Where Are You Going?
What do I want to do in life? It is a question that everyone has deal with and up until now I have always feared. But it doesn’t scare me anymore, not because I know what I want to be when I grow up, but because I believe that although I have no idea where I would like to be in ten, five, or even two years, I will be able to become successful in all senses of the word.
Maybe it seems silly that as a freshman in high school I was already worrying about what I wanted to do after college, but the fact is, it’s true. I have always been nervous that because I didn’t know what I wanted to do I would go to the wrong college, get the wrong major, and end up in a job where I’d be counting down until the end of the day¬¬ and that is the one thing I knew that I didn’t want. Over freshman and sophomore year teachers and guidance counselors kept telling me that it was normal to not know what career path I wanted yet at the same time a fair amount of kids could tell me exactly what they wanted to be, more could tell me what they wanted to major in, and pretty much all of my peers could tell me what college they were hoping to attend. Me? I had no clue, and that was frightening.
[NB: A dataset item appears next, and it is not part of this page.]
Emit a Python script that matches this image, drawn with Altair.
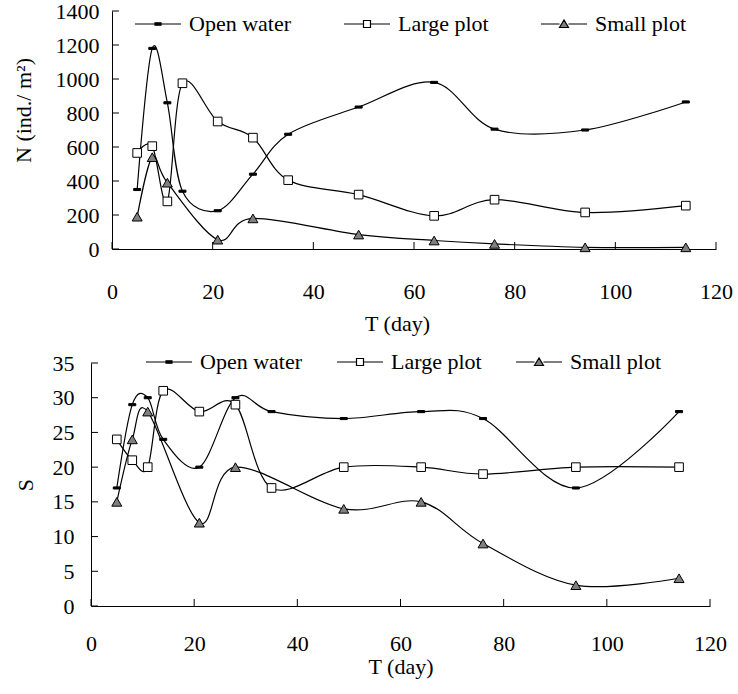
import altair as alt
import pandas as pd

# ---------------- data ----------------
series_names = ["Open water", "Large plot", "Small plot"]

days_full = [5, 8, 11, 14, 21, 28, 35, 49, 64, 76, 94, 114]
days_small = [5, 8, 11, 21, 28, 49, 64, 76, 94, 114]

# Top panel: density N (ind./m2)
n_open = [350, 1180, 860, 340, 225, 440, 675, 835, 980, 705, 700, 865]
n_large = [565, 605, 280, 975, 750, 655, 405, 320, 195, 290, 215, 255]
n_small = [190, 540, 390, 55, 180, 85, 50, 30, 10, 10]

# Bottom panel: species number S
s_open = [17, 29, 30, 24, 20, 30, 28, 27, 28, 27, 17, 28]
s_large = [24, 21, 20, 31, 28, 29, 17, 20, 20, 19, 20, 20]
s_small = [15, 24, 28, 12, 20, 14, 15, 9, 3, 4]

x_ticks = [0, 20, 40, 60, 80, 100, 120]
n_ticks = [0, 200, 400, 600, 800, 1000, 1200, 1400]
s_ticks = [0, 5, 10, 15, 20, 25, 30, 35]


def make_df(open_v, large_v, small_v):
    rows = []
    for d, v in zip(days_full, open_v):
        rows.append({"T": d, "v": v, "series": "Open water"})
    for d, v in zip(days_full, large_v):
        rows.append({"T": d, "v": v, "series": "Large plot"})
    for d, v in zip(days_small, small_v):
        rows.append({"T": d, "v": v, "series": "Small plot"})
    return pd.DataFrame(rows)


FONT = "Liberation Serif"
FS = 22

dash_path = "M-1,-0.3H1V0.3H-1Z"
leg_open = "M-23,0H23M-3,-1.2H3V1.2H-3Z"
leg_large = "M-23,0H-3.5M3.5,0H23M-3.5,-3.5H3.5V3.5H-3.5Z"
leg_small = "M-23,0H-4.5M4.5,0H23M0,-4L-4.5,3.5H4.5Z"
fill_range = ["black", "white", "#808080"]


def panel(df, ymax, yticks, ytitle, W, H, x0, legx, legy, col_pad,
          ylabel_pad, ytitle_pad, xlabel_pad, xtitle_pad, title_y=None, title_x=None):
    xscale = alt.Scale(domain=[0, 120], nice=False, range=[x0, W])
    yscale = alt.Scale(domain=[0, ymax], nice=False)

    yaxis_kw = dict(values=yticks, title=ytitle, grid=False, ticks=False,
                    labelPadding=ylabel_pad, titlePadding=ytitle_pad,
                    domainColor="black", labelFont=FONT, labelFontSize=FS,
                    labelColor="black", titleFont=FONT, titleFontSize=FS,
                    titleFontWeight="normal", titleColor="black",
                    labelOverlap=False, labelBound=False, format="d", offset=-x0)
    if title_y is not None:
        yaxis_kw["titleY"] = title_y
    xaxis_kw = dict(values=x_ticks, title="T (day)", grid=False, ticks=False,
                    labelPadding=xlabel_pad, titlePadding=xtitle_pad,
                    domainColor="black", labelFont=FONT, labelFontSize=FS,
                    labelColor="black", titleFont=FONT, titleFontSize=FS,
                    titleFontWeight="normal", titleColor="black", labelFlush=False,
                    labelOverlap=False)
    if title_x is not None:
        xaxis_kw["titleX"] = title_x
    xax = alt.Axis(**xaxis_kw)
    yax = alt.Axis(**yaxis_kw)

    leg = alt.Legend(
        orient="none", legendX=legx, legendY=legy, direction="horizontal",
        columns=3, title=None, symbolSize=4, symbolOffset=21, labelOffset=20,
        columnPadding=col_pad, symbolStrokeWidth=1.2,
        symbolOpacity=1, labelFont=FONT, labelFontSize=FS, labelColor="black",
        labelLimit=0)

    base = alt.Chart(df)
    lines = base.mark_line(interpolate="cardinal", color="black", strokeWidth=1.2).encode(
        x=alt.X("T:Q", scale=xscale, axis=xax),
        y=alt.Y("v:Q", scale=yscale, axis=yax),
        detail="series:N",
    )
    points = base.mark_point(filled=True, stroke="black", strokeWidth=1, opacity=1).encode(
        x=alt.X("T:Q", scale=xscale, axis=xax),
        y=alt.Y("v:Q", scale=yscale, axis=yax),
        shape=alt.Shape("series:N", scale=alt.Scale(domain=series_names,
                        range=[dash_path, "square", "triangle-up"]), legend=None),
        fill=alt.Fill("series:N", scale=alt.Scale(domain=series_names, range=fill_range),
                      legend=None),
        size=alt.Size("series:N", scale=alt.Scale(domain=series_names,
                      range=[49, 100, 144]), legend=None),
    )
    # legend only: no data rows survive, entries come from the fixed domain
    legend_layer = base.mark_point(filled=True, strokeWidth=1.2, opacity=1).encode(
        x=alt.X("T:Q", scale=xscale, axis=xax),
        y=alt.Y("v:Q", scale=yscale, axis=yax),
        shape=alt.Shape("series:N", scale=alt.Scale(domain=series_names,
                        range=[leg_open, leg_large, leg_small]), legend=leg),
        fill=alt.Fill("series:N", scale=alt.Scale(domain=series_names, range=fill_range),
                      legend=leg),
        stroke=alt.Stroke("series:N", scale=alt.Scale(domain=series_names,
                          range=["black", "black", "black"]), legend=leg),
    ).transform_filter("datum.T < 0")
    ytick_df = pd.DataFrame({"v": yticks})
    xtick_df = pd.DataFrame({"T": x_ticks})
    yt = alt.Chart(ytick_df).mark_rule(color="black", strokeWidth=1).encode(
        y=alt.Y("v:Q", scale=yscale, axis=yax), x=alt.value(x0), x2=alt.value(x0 + 7))
    xt = alt.Chart(xtick_df).mark_rule(color="black", strokeWidth=1).encode(
        x=alt.X("T:Q", scale=xscale, axis=xax), y=alt.value(H), y2=alt.value(H - 7))
    return alt.layer(lines, yt, xt, points, legend_layer).resolve_scale(
        shape="independent", fill="independent", size="independent",
        stroke="independent"
    ).properties(width=W, height=H)


top = panel(make_df(n_open, n_large, n_small), 1400, n_ticks, "N (ind./ m²)",
            625, 238, 21, 35, 2, 43, 13, 20, 32, 11, title_y=99, title_x=306)
bottom = panel(make_df(s_open, s_large, s_small), 35, s_ticks, "S",
               619, 243, 0, 46, -12, 25, 17, 15, 27, 2)

chart = alt.vconcat(top, bottom, spacing=17).resolve_scale(
    x="independent", y="independent", shape="independent", fill="independent",
    size="independent", stroke="independent"
).properties(
    padding={"left": 12, "top": 0, "right": 2, "bottom": 4},
    background="white",
).configure(font=FONT).configure_view(stroke=None)

chart.save("out.html", embed_options={"renderer": "svg", "actions": False})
However this year my perspective has changed—which is odd because now I am even closer to entering college—and it is all thanks to my dad. He used to always say, “Pete, as a 47 year old man, I still don’t know what I want to be when I grow up” and I always just kind of shrugged it off as him joking around. Recently though, we have purchased a building and we are opening up a restaurant and both my parents are quitting their jobs to run our new business. That is when it hit me. If I start a career, it’s never too late to make a career change. When I decide my major, I can always choose a new one. If I don’t like the college I initially attend, I can transfer. This has lifted a tremendous weight off my shoulders because I am no longer so concerned with what Ivy League school I need to get into to get the highest paying job and I am happy about this because I know that in taking my time to decide and not putting to much pressure on myself, I will make a better decision. Also, in keeping my options open I feel now that I can discover something new that I will love doing and in my opinion that is what is important; if I can wake up every day going to the same job or studying the same subject and love every minute of it, then I will have become successful person.